**WHAT IS REQUIRED**
Without the pictures, print the lines running from the beginning of the material to the line containing "import pandas as pd", both ends included.

**GIVEN MATERIAL**
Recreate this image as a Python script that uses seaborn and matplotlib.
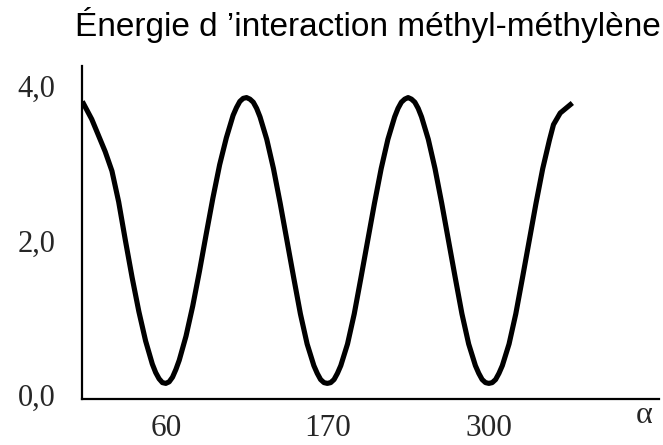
import matplotlib
matplotlib.use("Agg")
import matplotlib.pyplot as plt
import seaborn as sns
import pandas as pd

# Data
alpha = [-2, 5, 10, 15, 20, 25, 30, 35, 40, 45, 50, 52.5, 55, 57.5, 60, 62.5, 65, 67.5,
         70, 75, 80, 85, 90, 95, 100, 105, 110, 112.5, 115, 117.5, 120, 122.5, 125, 127.5,
         130, 135, 140, 145, 150, 155, 160, 165, 170, 172.5, 175, 177.5, 180, 182.5, 185,
         187.5, 190, 195, 200, 205, 210, 215, 220, 225, 230, 232.5, 235, 237.5, 240, 242.5,
         245, 247.5, 250, 255, 260, 265, 270, 275, 280, 285, 290, 292.5, 295, 297.5, 300,
         302.5, 305, 307.5, 310, 315, 320, 325, 330, 335, 340, 345, 348, 353, 362]
energy = [3.80, 3.57, 3.36, 3.15, 2.90, 2.50, 2.00, 1.52, 1.08, 0.70, 0.40, 0.29, 0.21,
          0.16, 0.15, 0.17, 0.23, 0.33, 0.45, 0.76, 1.15, 1.60, 2.08, 2.55, 2.98, 3.33,
          3.62, 3.72, 3.80, 3.84, 3.85, 3.83, 3.79, 3.71, 3.60, 3.31, 2.93, 2.48, 2.00,
          1.52, 1.05, 0.66, 0.38, 0.28, 0.20, 0.16, 0.15, 0.16, 0.20, 0.28, 0.38, 0.66,
          1.05, 1.52, 2.00, 2.48, 2.93, 3.31, 3.60, 3.71, 3.79, 3.83, 3.85, 3.83, 3.79,
          3.71, 3.60, 3.31, 2.93, 2.48, 2.00, 1.52, 1.05, 0.66, 0.38, 0.28, 0.20, 0.16,
          0.15, 0.16, 0.20, 0.28, 0.38, 0.66, 1.05, 1.52, 2.00, 2.48, 2.93, 3.30, 3.50,
          3.65, 3.78]
x_ticks = [60, 180, 300]
x_tick_labels = ["60", "170", "300"]
y_ticks = [0.0, 2.0, 4.0]
y_tick_labels = ["0,0", "2,0", "4,0"]
title = "Énergie d \u2019interaction méthyl-méthylène"
x_label = "α"

df = pd.DataFrame({"alpha": alpha, "energy": energy})

sns.set_style("white")
plt.rcParams["font.family"] = ["Liberation Sans", "DejaVu Sans"]

fig = plt.figure(figsize=(6.63, 4.45), dpi=100)
ax = fig.add_axes([0.1237, 0.1034, 0.994 - 0.1237, 0.8517 - 0.1034])

sns.lineplot(data=df, x="alpha", y="energy", color="black", linewidth=3.7,
             sort=False, ax=ax, solid_capstyle="butt", solid_joinstyle="round")

ax.set_xlim(-2.23, 426.4)
ax.set_ylim(-0.052, 4.259)

for side in ["top", "right"]:
    ax.spines[side].set_visible(False)
for side in ["left", "bottom"]:
    ax.spines[side].set_color("black")
    ax.spines[side].set_linewidth(1.6)

serif = ["Liberation Serif", "DejaVu Serif"]
ax.set_xticks(x_ticks)
ax.set_xticklabels(x_tick_labels, fontfamily=serif, fontsize=22.5)
ax.set_yticks(y_ticks)
ax.set_yticklabels(y_tick_labels, fontfamily=serif, fontsize=22)
ax.tick_params(axis="x", length=0, pad=11)
ax.tick_params(axis="y", length=0, pad=19)

ax.set_xlabel("")
ax.set_ylabel("")
ax.text(0.974, -0.072, x_label, transform=ax.transAxes, ha="center", va="baseline",
        fontfamily=serif, fontsize=23)

fig.text(367.5 / 663, 1 - 36 / 445, title, ha="center", va="baseline",
         fontsize=24, color="black")

fig.savefig("out.png", dpi=100)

**EXERCISE RESPONSE**
Recreate this image as a Python script that uses seaborn and matplotlib.
import matplotlib
matplotlib.use("Agg")
import matplotlib.pyplot as plt
import seaborn as sns
import pandas as pd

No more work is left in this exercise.